High Court: Minor’s personal injury case against West Wood Club struck out for delay

High Court: Minor's personal injury case against West Wood Club struck out for delay

The High Court has dismissed a minor’s personal injury proceedings against a gym for delay in circumstances where 10 years had passed since the issuing of her personal injury summons.

Delivering judgment for the High Court, Ms Justice Marguerite Bolger found that the 10-year delay in progressing the proceedings, the prejudice suffered by the gym and the anticipated delay arising from the need to amend the proceedings satisfied her that a fair trial was impossible. 

Niall Mooney BL appeared for the plaintiff instructed by Ian Mallon & Co. Solicitors, and Caroline McGrath BL appeared for the defendant instructed by Peter Duff & Co.

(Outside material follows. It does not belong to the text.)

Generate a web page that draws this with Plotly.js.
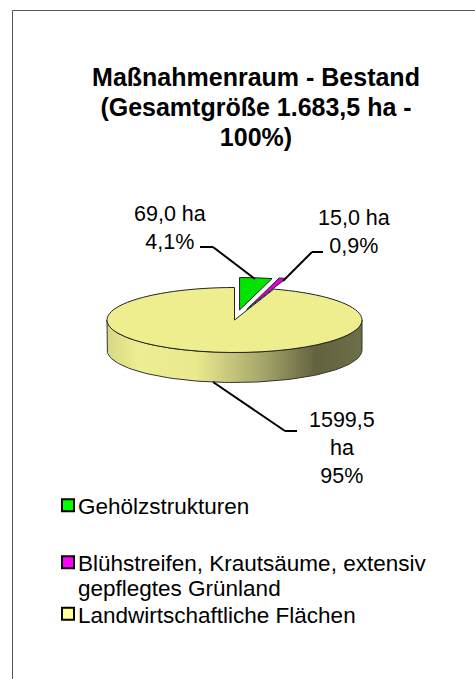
<!DOCTYPE html>
<html>
<head>
<meta charset="utf-8">
<script src="https://cdn.plot.ly/plotly-3.0.1.min.js"></script>
<style>html,body{margin:0;padding:0;background:#fff;}#chart{width:475px;height:679px;}</style>
</head>
<body>
<div id="chart"></div>
<script>
// ---- data ----
var categories = ["Gehölzstrukturen", "Blühstreifen, Krautsäume, extensiv<br>gepflegtes Grünland", "Landwirtschaftliche Flächen"];
var hectares = [69.0, 15.0, 1599.5];
var percents = [4.1, 0.9, 95];
var sliceColors = ["#00E400", "#DD00DD", "#EEEE8E"];
var legendColors = ["#00FF00", "#FF00FF", "#FFFF99"];
var titleText = "<b>Maßnahmenraum - Bestand<br>(Gesamtgröße 1.683,5 ha -<br>100%)</b>";

// ---- geometry (pixels) ----
var W = 475, H = 679;
var cx = 234.5, cy = 320, rx = 127.5, ry = 32.5, depth = 30;
var pulls = [0.31, 0.34, 0];
var maxPull = 0.34;
var k = ry / rx;
function px(x) { return x / W; }
function py(y) { return 1 - y / H; }
var FONT = "Liberation Sans, Arial, Helvetica, sans-serif";

function fmt(v) { return v.toFixed(1).replace('.', ','); }
function pct(v) { return (Math.round(v) === v ? String(v) : fmt(v)) + '%'; }

// side of the 3D pie (extrusion)
var sx = [], sy = [];
var N = 80, i, t;
sx.push(cx - rx); sy.push(cy);
for (i = 0; i <= N; i++) { t = Math.PI * i / N; sx.push(cx - rx * Math.cos(t)); sy.push(cy + depth + ry * Math.sin(t)); }
for (i = N; i >= 0; i--) { t = Math.PI * i / N; sx.push(cx - rx * Math.cos(t)); sy.push(cy + ry * Math.sin(t)); }

var half = rx * (1 + maxPull);
var legendLabels = categories.slice();
legendLabels[0] = categories[0] + '<br> ';
var pieTrace = {
  type: 'pie',
  values: hectares,
  labels: legendLabels,
  sort: false,
  direction: 'clockwise',
  rotation: 0,
  pull: pulls,
  marker: { colors: sliceColors, line: { color: '#222', width: 1 } },
  textinfo: 'none',
  hoverinfo: 'skip',
  domain: { x: [px(cx - half), px(cx + half)], y: [py(cy + half), py(cy - half)] },
  showlegend: true
};
var sideTrace = {
  type: 'scatter', mode: 'lines', x: sx, y: sy, fill: 'toself',
  fillgradient: { type: 'horizontal', colorscale: [[0, '#D8D884'], [0.12, '#EDED91'], [0.35, '#E9E98D'], [0.62, '#A3A36A'], [0.82, '#62623F'], [1, '#6E6E48']] },
  line: { color: '#333', width: 1 }, hoverinfo: 'skip', showlegend: false
};

// labels
var labelPos = [[170, 228], [354, 232], [342, 448]];
var labelText = [
  fmt(hectares[0]) + ' ha<br>' + pct(percents[0]),
  fmt(hectares[1]) + ' ha<br>' + pct(percents[1]),
  fmt(hectares[2]) + '<br>ha<br>' + pct(percents[2])
];
var annotations = labelText.map(function (s, j) {
  return { text: s, x: px(labelPos[j][0]), y: py(labelPos[j][1]), xref: 'paper', yref: 'paper',
    xanchor: 'center', yanchor: 'middle',
    showarrow: false, align: 'center', font: { family: FONT, size: 21.5, color: '#000' } };
});
var leaders = [
  [[200, 247], [213, 247], [255, 279]],
  [[323, 252], [312, 252], [283, 281]],
  [[297, 431], [285, 431], [213, 382]]
];
var shapes = [];
leaders.forEach(function (L) {
  for (var m = 0; m < L.length - 1; m++) {
    shapes.push({ type: 'line', xref: 'paper', yref: 'paper', x0: px(L[m][0]), y0: py(L[m][1]), x1: px(L[m + 1][0]), y1: py(L[m + 1][1]), line: { color: '#000', width: 2 } });
  }
});
shapes.push({ type: 'rect', xref: 'paper', yref: 'paper', x0: px(12.5), y0: -0.1, x1: 1.1, y1: py(10.5), line: { color: '#555', width: 1 }, fillcolor: 'rgba(0,0,0,0)', layer: 'below' });

var layout = {
  width: W, height: H,
  margin: { l: 0, r: 0, t: 0, b: 0 },
  paper_bgcolor: '#fff', plot_bgcolor: 'rgba(0,0,0,0)',
  font: { family: FONT, color: '#000' },
  title: { text: titleText, x: px(256), xanchor: 'center', y: py(86), yanchor: 'top', yref: 'container', font: { family: FONT, size: 25, color: '#000' } },
  xaxis: { range: [0, W], visible: false, fixedrange: true, domain: [0, 1] },
  yaxis: { range: [H, 0], visible: false, fixedrange: true, domain: [0, 1] },
  showlegend: true,
  legend: { x: px(48), y: py(484), xanchor: 'left', yanchor: 'top', valign: 'top', font: { family: FONT, size: 22.5, color: '#000' }, bgcolor: 'rgba(0,0,0,0)', itemclick: false, itemdoubleclick: false },
  annotations: annotations,
  shapes: shapes
};

// legend entry offsets (pixels, relative to first entry)
var legendOffsets = [0, 57, 94];

Plotly.newPlot('chart', [sideTrace, pieTrace], layout, { staticPlot: true }).then(function (gd) {
  // tilt the pie into an ellipse
  gd.querySelectorAll('.pielayer .trace').forEach(function (g) {
    var prev = g.getAttribute('transform') || '';
    g.setAttribute('transform', 'translate(0,' + (cy * (1 - k)) + ') scale(1,' + k + ') ' + prev);
    g.querySelectorAll('path').forEach(function (p) { p.setAttribute('vector-effect', 'non-scaling-stroke'); });
  });
  // title line spacing like the reference (scale Plotly's em offsets)
  gd.querySelectorAll('.g-gtitle text tspan.line').forEach(function (ts) {
    var dy = ts.getAttribute('dy');
    if (dy && /em$/.test(dy)) {
      var v = parseFloat(dy);
      if (v > 0) ts.setAttribute('dy', (v * 1.19 / 1.3) + 'em');
    }
  });
  // tighten legend spacing like the reference
  var items = gd.querySelectorAll('.legend .traces');
  var y0 = null;
  items.forEach(function (it, j) {
    var tr = it.getAttribute('transform') || '';
    var m = /translate\(\s*([-\d.e]+)[ ,]+([-\d.e]+)\s*\)/.exec(tr);
    if (!m) return;
    var x = parseFloat(m[1]), y = parseFloat(m[2]);
    if (y0 === null) y0 = y;
    if (j < legendOffsets.length) it.setAttribute('transform', 'translate(' + x + ',' + (y0 + legendOffsets[j]) + ')');
    it.querySelectorAll('.legendpoints path').forEach(function (p) {
      if (j < legendColors.length) p.style.fill = legendColors[j];
      p.style.stroke = '#000';
      p.style.strokeWidth = '2px';
    });
    var txt = it.querySelector('text.legendtext');
    if (txt) {
      var tx = parseFloat(txt.getAttribute('x') || '0') - 10;
      txt.setAttribute('x', tx);
      txt.querySelectorAll('tspan.line').forEach(function (ts, q) {
        if (ts.getAttribute('x') !== null) ts.setAttribute('x', tx);
        if (q > 0) ts.setAttribute('dy', '1.1em');
      });
    }
  });
});
</script>
</body>
</html>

Solicitors.

Background

On 5 April 2009 the plaintiff, then 18 months old, attended the defendant’s play area at its premises in Clontarf accompanied by her mother, her siblings and her aunt. The plaintiff alleged that she slipped and fell off the premises and sustained a broken elbow.

In December 2010, the plaintiff’s solicitor wrote to the defendant erroneously stating that an accident involving the plaintiff had occurred on 1 April 2009, and omitting any detail about how or where the accident occurred.

The plaintiff’s Personal Injuries Assessment Board (PIAB, as it then was) application dated 29 March 2012 clarified to the defendant for the first time that the plaintiff slipped on a wet step-stool while getting water from a water fountain on 5 April 2009, but incorrectly identified the accident locus as the defendant’s Leopardstown premises.

Proceedings issued on 6 February 2013 and were served on the defendant in January 2015.

In December 2022, the plaintiff’s solicitor sought inspection facilities. The defendant responded explaining that the entire area had been renovated in 2019/2020 and the fountain had been removed in that process.

The defendant subsequently issued a motion seeking to strike out the proceedings for inordinate and inexcusable delay, relying upon the renovation of the accident locus and alleging that the accident had not been reported at the relevant time and so there was no accident report form in existence.

High Court

Ms Justice Bolger considered that the first opportunity given to the defendant to investigate the complaint was when it was given the correct date of the accident, almost three years later, finding it “clear that the defendant has suffered prejudice in not having any records relating to such complaints”.

The judge remarked that whilst the suggestion of the plaintiff’s solicitor to the effect that the defendant should have photographed the area prior to renovations “ostensibly appears to be a sensible suggestion”, this would not have assisted due to the “entirely different and new” version of events provided in the plaintiff’s engineer’s report exhibited to one of her replying affidavits, which described the plaintiff as having slipped on a wet foam cube.

The High Court noted a delay of 10 years in progressing the proceedings from the date of issue of the personal injury summons until the issuing of the defendant’s motion in February 2023.

Making no criticism of inter alia pre-commencement delay in circumstances where the plaintiff was an infant, Ms Justice Bolger determined that the delay led to a real prejudice for the defendant which was exacerbated “by the recent and dramatic change in the description of the plaintiff’s accident from that contained in the PIAB form of 29 March 2012 and the personal injury summons of 6 February 2013”.

Finding the defendant’s solicitor’s contention that no meaningful or useful inspection was now possible “to be a reasonable conclusion for them to draw”, the court also refused to accept the plaintiff’s submission that the alteration in the description of the accident was not significant and was not satisfied that the proceedings were ready to be set down for trial in light of same.

Ms Justice Bolger also determined that further anticipated delay caused the necessity to amend the personal injury summons to plead the correct locus of the accident could be taken into account by the court in the exercise of its discretion.

The court concluded: “I find the prejudice caused to the defendant by the delay in progressing the proceedings to be significant and one that renders a fair trial at this juncture, and given the evidence now available, to be impossible. I am satisfied that the O’Domhnaill test of “a real risk of an unfair trial or an unjust result” (as per Irvine J. in Cassidy v. The Provincialate [2015] IECA 74) is satisfied.”

Conclusion

Accordingly, the High Court dismissed the proceedings.